▶ [Task]:
How many lines of the data include the string "draw"? State the number and nothing else.

▶ [Recorded information]:
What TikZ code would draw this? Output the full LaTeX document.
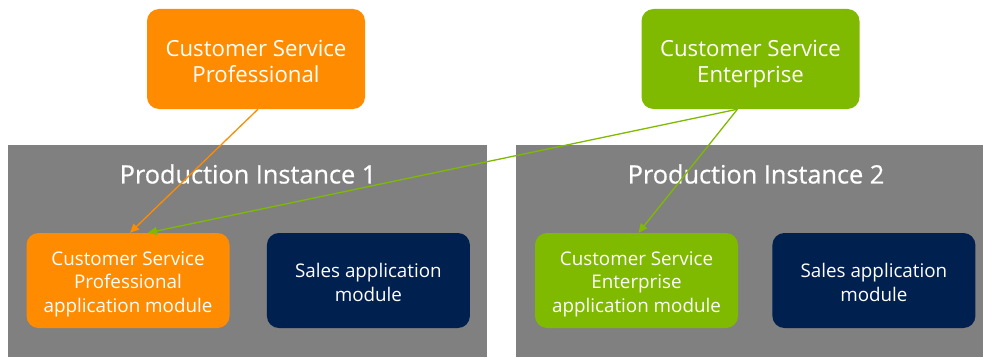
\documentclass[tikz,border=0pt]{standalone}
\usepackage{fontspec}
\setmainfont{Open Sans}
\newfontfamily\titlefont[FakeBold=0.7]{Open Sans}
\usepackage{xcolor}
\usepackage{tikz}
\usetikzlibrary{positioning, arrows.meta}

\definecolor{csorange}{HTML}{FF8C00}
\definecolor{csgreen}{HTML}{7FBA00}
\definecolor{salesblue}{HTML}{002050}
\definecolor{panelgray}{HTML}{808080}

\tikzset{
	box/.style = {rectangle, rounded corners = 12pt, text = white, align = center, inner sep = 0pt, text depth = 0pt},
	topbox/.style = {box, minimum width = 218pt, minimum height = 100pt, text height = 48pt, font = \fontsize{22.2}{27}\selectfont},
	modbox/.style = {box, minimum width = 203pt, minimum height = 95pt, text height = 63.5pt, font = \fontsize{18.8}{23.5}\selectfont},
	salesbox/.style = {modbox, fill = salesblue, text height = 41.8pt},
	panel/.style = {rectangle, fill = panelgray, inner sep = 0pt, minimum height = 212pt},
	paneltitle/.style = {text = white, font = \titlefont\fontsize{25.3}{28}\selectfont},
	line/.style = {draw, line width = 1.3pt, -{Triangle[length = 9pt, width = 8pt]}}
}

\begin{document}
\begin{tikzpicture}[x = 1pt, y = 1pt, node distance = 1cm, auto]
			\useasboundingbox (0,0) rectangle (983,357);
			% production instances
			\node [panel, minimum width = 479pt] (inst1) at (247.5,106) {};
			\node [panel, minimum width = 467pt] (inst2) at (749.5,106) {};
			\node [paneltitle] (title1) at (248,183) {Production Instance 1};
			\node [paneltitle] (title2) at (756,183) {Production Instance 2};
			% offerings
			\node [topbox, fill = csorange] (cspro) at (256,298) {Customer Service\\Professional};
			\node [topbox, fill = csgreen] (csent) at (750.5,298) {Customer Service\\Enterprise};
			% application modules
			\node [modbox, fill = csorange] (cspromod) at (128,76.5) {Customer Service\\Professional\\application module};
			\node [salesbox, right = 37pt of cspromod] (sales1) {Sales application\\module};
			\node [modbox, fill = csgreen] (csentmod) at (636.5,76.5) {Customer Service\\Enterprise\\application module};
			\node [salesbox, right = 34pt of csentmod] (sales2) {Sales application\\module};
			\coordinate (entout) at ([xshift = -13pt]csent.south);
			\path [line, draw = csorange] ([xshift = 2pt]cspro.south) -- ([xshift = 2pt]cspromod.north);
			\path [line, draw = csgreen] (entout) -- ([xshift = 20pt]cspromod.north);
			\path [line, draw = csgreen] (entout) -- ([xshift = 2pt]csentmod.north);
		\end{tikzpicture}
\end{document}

▶ [Full answer]:
5